Thursday, December 2, 2010

Braun: Fickle immigration policies keep green card out of reach for accomplished N.J. woman (The Star-Ledger)


Braun: Fickle immigration policies keep green card out of reach for accomplished N.J. woman
Published: Thursday, December 02, 2010, 8:56 AM Updated: Thursday, December 02, 2010, 9:22 AM
Bob Braun/Star-Ledger Columnist

TOMS RIVER — Cecilia Ojoawo says she lives in a kind of limbo, and that is not a good place to be. Far worse for someone, like her, who is blind and alone. In a different time not long ago, she would probably be celebrated as a brave and accomplished woman, worthy of help or, at least, compassion.

But Ojoawo is one of the unwanted in this country. She may have, in her solitary darkness, earned an undergraduate and master’s degree and finished her coursework for a doctorate at Boston University. She may have worked as a public school teacher and counselor for a state agency for the blind. She may have been an advocate and volunteer for blind Americans. She may have for 25 years contributed to the lives of others who cannot see.

She may have done all that, but she is an immigrant, an out-of-status immigrant, and that has led her to lose a work permit she had for a quarter-century and, with it, her ability to earn a living.

Her home in Toms River is in foreclosure because she cannot pay the mortgage. When it gets sold, she also will be homeless. She has no money to return to Nigeria and, even if she did, has no one there to help her. She has no family here and few there.

"Ever since I was a child, I have tried to overcome what happened to me and use the knowledge I have gained to help others,’’ says Ojoawo, 53. "I think I have done some good.’’

Her blindness is a result of small pox, contracted as a 10-year-old in Nigeria, where she was born and lived until she came here for college. For the last 30 years, she has lived in the United States, first as a student and then as a teacher, counselor and advocate for the blind.

Ojoawo’s problem is the word "most." If she had lived all that time in the United States, not just most of it, she would not be facing destitution and homelessness. In 1986, however, she returned for several months to Nigeria to care for a brother who was in a car crash.

According to the federal bureau of Immigration and Customs Enforcement, she overstayed the time she should have been away and that landed her out-of-status. She also, immigration officials say, worked when she should have been just a college student.

There was a time when federal immigration policy was more forgiving. Ojoawo’s life coincided with that era — a time when the government granted amnesty more easily than it does now. She thought she could win amnesty or a second chance of remaining here permanently.

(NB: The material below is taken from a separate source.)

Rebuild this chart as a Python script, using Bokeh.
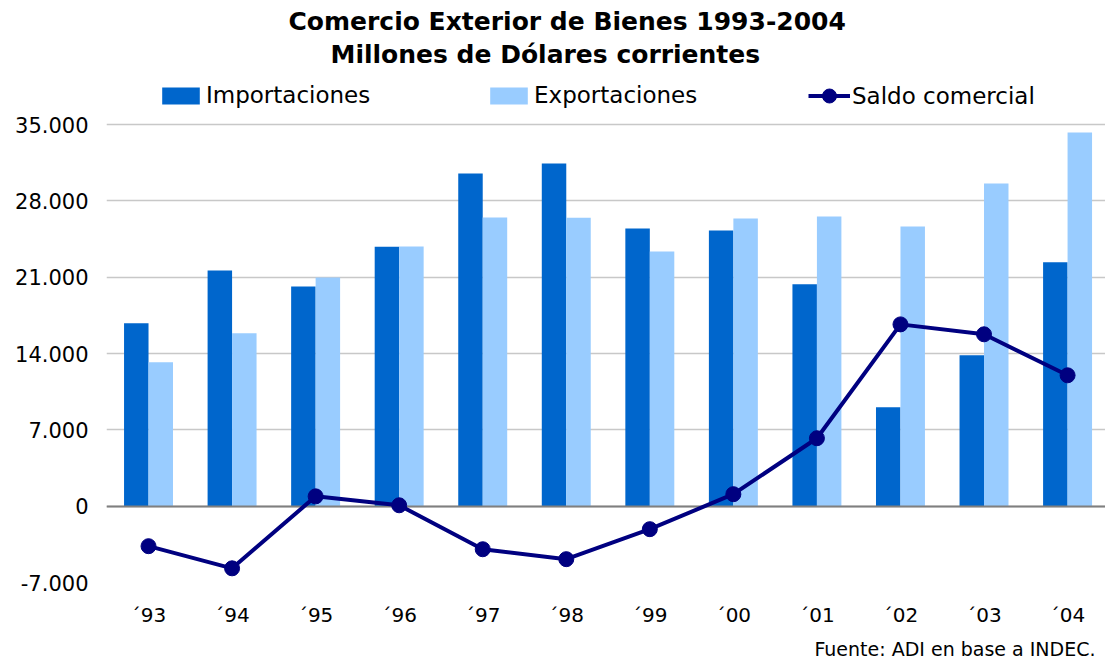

"It was confusing," she says. "Although the government said I was out of status, I continued to receive work permits every three years. They obviously knew I was here and they knew what my status was."

Over the years, she pursued her efforts to win a green card. The height and complexity of her file mounted and includes, among other things, a concession that one of her appeals was rejected in error. Her last appeal for an adjustment to her status, to allow her to resume working, was denied just weeks ago. Her stay in limbo was extended indefinitely.

"That was a terrible day," she says.

Another terrible day because, a year earlier, she had to resign from her job as a counselor with the New Jersey Commission for the Blind because her work permit was not renewed.

As an out-of-status immigrant, Ojoawo is ineligible for government benefits, including unemployment and disability. She has lived on cashed-in pension benefits but they’re gone. She lives alone, she is broke, and she is soon to be homeless. Just weeks, she says, from eviction.

"As a blind person, I can’t exactly work for under-the-table income," she says. "I can’t show up at someone’s house and offer to clean it."

Ojoawo is pursuing other appeals. The office of U.S. Sen. Robert Menendez has expressed an interest in her case and, perhaps, it can help.

A devout Catholic since childhood, she has made friends throughout the state through the Cursillo movement, a group of Evangelical Christians.

"Cecilia has done so much so much for so many," says her friend Carolyn Ahrens of South Orange, who met the Nigerian in church and, like her, is active in the religious movement. "We should be doing something for her now."

What Ahrens is trying to do — first — is save Ojoawo’s home. The chances look slim.

"But we’re not looking for a miracle," says Ahrens. "We’re looking for justice."